No one believing this can doubt that the Holy Spirit put the very words they were to speak into their mouths. They did not know what they were to speak until after it had been spoken through them by the Holy Spirit.
The apostles so understood the inspiration of the Spirit that it was not simply plenary, but verbal.
"Which things also we speak, not in the words which man's wisdom teacheth, but which the Holy Ghost teacheth; comparing spiritual things with spiritual [words]."-I Cor. 2:13.
In this way spoke all whom God ever inspired to speak to us.
"For he whom God hath sent speaketh the words of God ... " -John 3:34.
Will any opposer of the plenary-verbal theory of inspiration presume to affirm that Peter and Paul did not each retain his own peculiar style when speaking before the Sanhedrin, rulers and kings, as when he wrote his epistles? It is frankly conceded by the most inveterate opposers of verbal inspiration that a large portion of our Scriptures must have been verbally inspired-that all the prophets of the Old Testament, the discourses of Jesus and the Book of Revelation, were verbally inspired. How did David and Isaiah, Daniel and Jeremiah, Zechariah and Amos retain their own peculiar styles when the very words they used were confessedly infused into their minds? But they did retain their several styles, as did the apostles when they spoke before rulers and kings, and therefore we know that verbal inspiration does not destroy the style of the writer or speaker.
"A man does not cease to be himself when God uses him. His powers are not changed, they are merely controlled so as to effect the very purpose, and no other, which God would accomplish. It is as if a musician were to play first upon a flute and then upon a comet; each instrument would give its own sound wholly different from the other, but the breath that makes the sound and the genius that inspires the music is the same. Moses, David, Isaiah, James, Paul, Peter were so many different instruments, though not mechanical instruments, each with personal peculiarities of his own, but all were used by the same God as the media of communicating with men"'- H. H. Tucker.

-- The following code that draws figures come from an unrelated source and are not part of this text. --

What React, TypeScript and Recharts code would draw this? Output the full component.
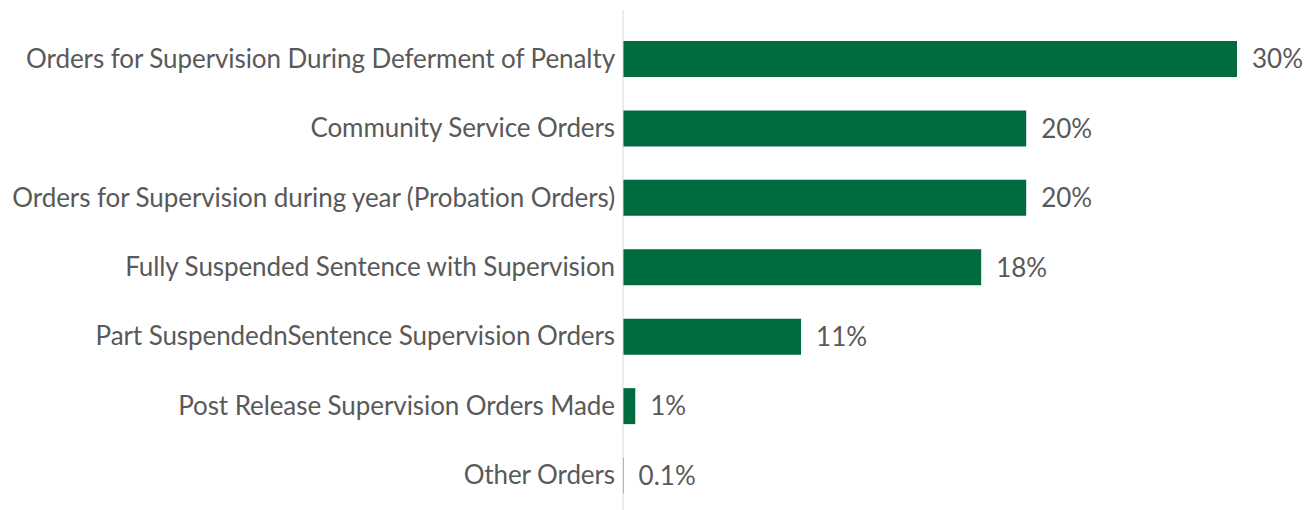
import React from 'react';
import { BarChart, Bar, XAxis, YAxis, LabelList } from 'recharts';

const categories = [
  'Orders for Supervision During Deferment of Penalty',
  'Community Service Orders',
  'Orders for Supervision during year (Probation Orders)',
  'Fully Suspended Sentence with Supervision',
  'Part SuspendednSentence Supervision Orders',
  'Post Release Supervision Orders Made',
  'Other Orders',
];
const values = [30, 19.7, 19.7, 17.5, 8.7, 0.6, 0.03];
const valueLabels = ['30%', '20%', '20%', '18%', '11%', '1%', '0.1%'];

const data = categories.map((name, i) => ({ name, value: values[i], label: valueLabels[i] }));

const FONT = 'Lato, "Open Sans", sans-serif';
const TEXT = '#595959';

const CatTick = (props: any) => {
  const { x, y, payload } = props;
  return (
    <text x={x} y={y} dy={9} textAnchor="end" fill={TEXT} fontSize={26} fontFamily={FONT} letterSpacing={-0.08}>
      {payload.value}
    </text>
  );
};

export default function App() {
  return (
    <div style={{ position: 'absolute', left: 0, top: 0, width: 1308, height: 510, background: '#fff' }}>
      <BarChart
        width={1308}
        height={510}
        data={data}
        layout="vertical"
        margin={{ top: 10, right: 71, bottom: 0, left: 0 }}
      >
        <XAxis type="number" domain={[0, 30]} hide />
        <YAxis
          type="category"
          dataKey="name"
          width={623}
          tickLine={false}
          axisLine={{ stroke: '#d9d9d9', strokeWidth: 1 }}
          tick={<CatTick />}
          padding={{ top: 14, bottom: 0 }}
          interval={0}
        />
        <Bar dataKey="value" fill="#006b3f" barSize={36} isAnimationActive={false}>
          <LabelList
            dataKey="label"
            position="right"
            offset={15}
            fill={TEXT}
            fontSize={26}
            fontFamily={FONT}
          />
        </Bar>
      </BarChart>
    </div>
  );
}
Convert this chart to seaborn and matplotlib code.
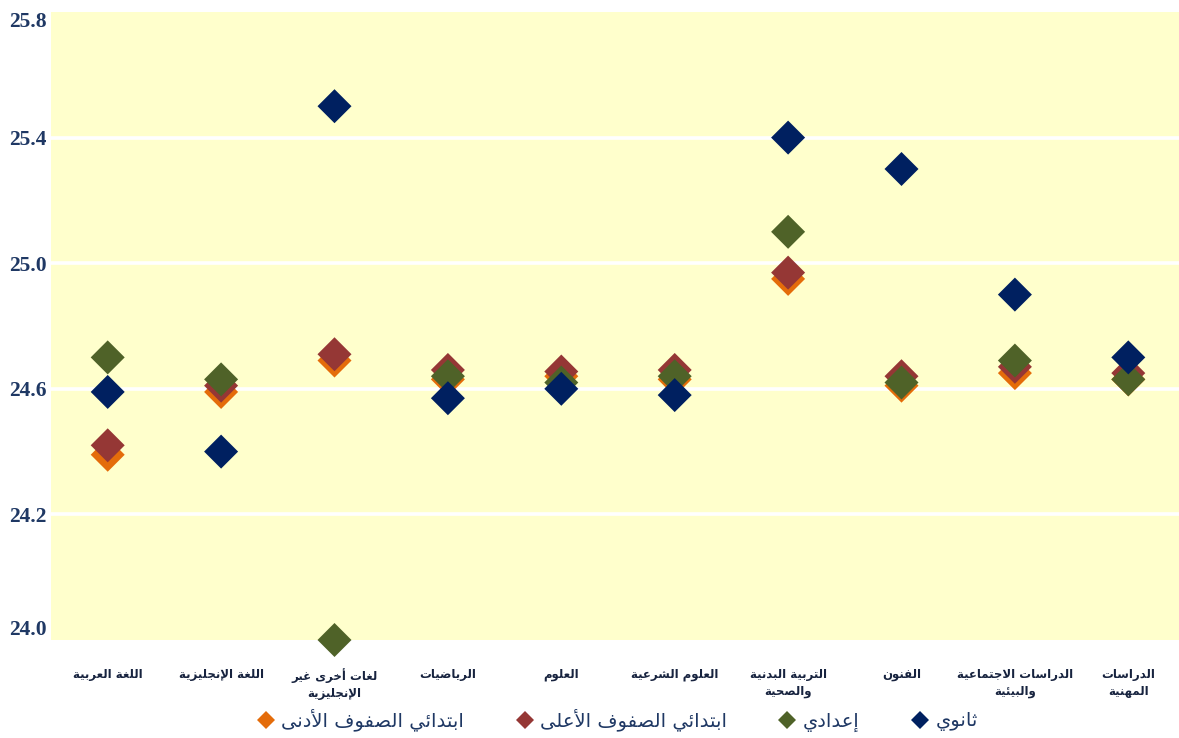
import matplotlib
matplotlib.use("Agg")
import matplotlib.pyplot as plt
from matplotlib.lines import Line2D
import seaborn as sns
import pandas as pd

# ---------------- data ----------------
categories = [
    "اللغة العربية",
    "اللغة الإنجليزية",
    "لغات أخرى غير\nالإنجليزية",
    "الرياضيات",
    "العلوم",
    "العلوم الشرعية",
    "التربية البدنية\nوالصحية",
    "الفنون",
    "الدراسات الاجتماعية\nوالبيئية",
    "الدراسات\nالمهنية",
]
series_names = ["ابتدائي الصفوف الأدنى", "ابتدائي الصفوف الأعلى", "إعدادي", "ثانوي"]
lower_primary = [24.39, 24.59, 24.69, 24.63, 24.64, 24.63, 24.95, 24.61, 24.65, 24.63]
upper_primary = [24.42, 24.61, 24.71, 24.66, 24.655, 24.66, 24.97, 24.64, 24.67, 24.65]
intermediate = [24.70, 24.63, 23.80, 24.64, 24.62, 24.64, 25.10, 24.62, 24.69, 24.63]
secondary = [24.59, 24.40, 25.50, 24.57, 24.60, 24.58, 25.40, 25.30, 24.90, 24.70]
ytick_values = [23.8, 24.2, 24.6, 25.0, 25.4, 25.8]
ytick_labels = ["24.0", "24.2", "24.6", "25.0", "25.4", "25.8"]
colors = ["#E46C0A", "#953735", "#4F6228", "#002060"]

# ------------- minimal Arabic shaping (visual order for matplotlib) -------------
_DUAL = {"ئ": 0xFE89, "ب": 0xFE8F, "ت": 0xFE95, "ث": 0xFE99, "ج": 0xFE9D, "ح": 0xFEA1,
         "خ": 0xFEA5, "س": 0xFEB1, "ش": 0xFEB5, "ص": 0xFEB9, "ض": 0xFEBD, "ط": 0xFEC1,
         "ظ": 0xFEC5, "ع": 0xFEC9, "غ": 0xFECD, "ف": 0xFED1, "ق": 0xFED5, "ك": 0xFED9,
         "ل": 0xFEDD, "م": 0xFEE1, "ن": 0xFEE5, "ه": 0xFEE9, "ي": 0xFEF1}
_RIGHT = {"آ": 0xFE81, "أ": 0xFE83, "ؤ": 0xFE85, "إ": 0xFE87, "ا": 0xFE8D, "ة": 0xFE93,
          "د": 0xFEA9, "ذ": 0xFEAB, "ر": 0xFEAD, "ز": 0xFEAF, "و": 0xFEED, "ى": 0xFEEF}
_LAMALEF = {"آ": 0xFEF5, "أ": 0xFEF7, "إ": 0xFEF9, "ا": 0xFEFB}


def _shape_line(s):
    toks = []
    i = 0
    while i < len(s):
        c = s[i]
        if c == "ل" and i + 1 < len(s) and s[i + 1] in _LAMALEF:
            toks.append(("LA", s[i + 1]))
            i += 2
        else:
            toks.append(c)
            i += 1

    def jn(t):  # joins to next
        return isinstance(t, str) and t in _DUAL

    def jp(t):  # joins to previous
        return isinstance(t, tuple) or (isinstance(t, str) and (t in _DUAL or t in _RIGHT))

    out = []
    for k, t in enumerate(toks):
        prev = toks[k - 1] if k > 0 else None
        nxt = toks[k + 1] if k + 1 < len(toks) else None
        cp = prev is not None and jn(prev) and jp(t)
        cn = nxt is not None and jn(t) and jp(nxt)
        if isinstance(t, tuple):
            base = _LAMALEF[t[1]]
            out.append(chr(base + (1 if cp else 0)))
        elif t in _DUAL:
            base = _DUAL[t]
            off = 3 if (cp and cn) else 1 if cp else 2 if cn else 0
            out.append(chr(base + off))
        elif t in _RIGHT:
            base = _RIGHT[t]
            out.append(chr(base + (1 if cp else 0)))
        else:
            out.append(t)
    return "".join(out)[::-1]


def ar(s):
    return "\n".join(_shape_line(line) for line in s.split("\n"))


# ---------------- frame ----------------
rows = []
for name, vals in zip(series_names, [lower_primary, upper_primary, intermediate, secondary]):
    for i, v in enumerate(vals):
        rows.append({"pos": i, "value": v, "series": name})
df = pd.DataFrame(rows)

sns.set_theme(style="white")
plt.rcParams["font.family"] = ["DejaVu Sans"]

W, H = 1179, 738
fig = plt.figure(figsize=(W / 100, H / 100), dpi=100)
left, right, top, bottom = 51, 1185, 12, 640
ax = fig.add_axes([left / W, 1 - bottom / H, (right - left) / W, (bottom - top) / H])
ax.set_facecolor("#FFFFCC")

sns.scatterplot(data=df, x="pos", y="value", hue="series", hue_order=series_names,
                palette=colors, marker="D", s=300, linewidth=0, legend=False,
                ax=ax, zorder=3, clip_on=False)

ax.set_xlim(-0.5, 9.5)
ax.set_ylim(23.8, 25.8)
for y in [24.2, 24.6, 25.0, 25.4]:
    ax.axhline(y, color="white", lw=2.6, zorder=1)

for s in ax.spines.values():
    s.set_visible(False)
ax.tick_params(length=0)

ax.set_yticks(ytick_values)
ax.set_yticklabels(ytick_labels, fontfamily="Liberation Serif", fontweight="bold",
                   fontsize=15.5, color="#1F3864")
ax.tick_params(axis="y", pad=3)
ax.get_yticklabels()[0].set_va("bottom")
ax.get_yticklabels()[-1].set_va("top")

ax.set_xticks(range(len(categories)))
ax.set_xticklabels([ar(c) for c in categories], fontweight="bold", fontsize=8.5,
                   color="#17233F", linespacing=1.4)
ax.tick_params(axis="x", pad=20)
ax.set_xlabel("")
ax.set_ylabel("")

handles = [Line2D([], [], marker="D", linestyle="none", markersize=9, color=c,
                  markeredgewidth=0) for c in colors]
fig.legend(handles, [ar(n) for n in series_names], loc="center",
           bbox_to_anchor=(617 / W, 1 - 720 / H), ncol=4, frameon=False,
           prop={"size": 14}, labelcolor="#1F3864", handletextpad=0.3,
           columnspacing=2.6, handlelength=1.0)

fig.savefig("out.png", dpi=100)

We close with this additional statement: If it can be shown that God did, in one solitary instance, indite the very words as well as the matter, then we may know that, in this specific way, He made all His revelations to us, and therefore we implicitly rely upon all the words of the sacred Scriptures as right words.
But of this fact can anyone doubt when the Holy Spirit expressly declares it, viz.; "All scripture [all sacred writings] is given by inspiration," etc., it is the writing and not writers that is here declared to be inspired, and what is writing but a collection of words? If the writing is inspired, it is because the sentences and words composing it are inspired-inbreathed by God. So long, then, as this passage remains as an unchallenged portion of God's Word, so long must this be considered a settlement of the whole question of inspiration: All the writing of Holy Scripture is inspired of God.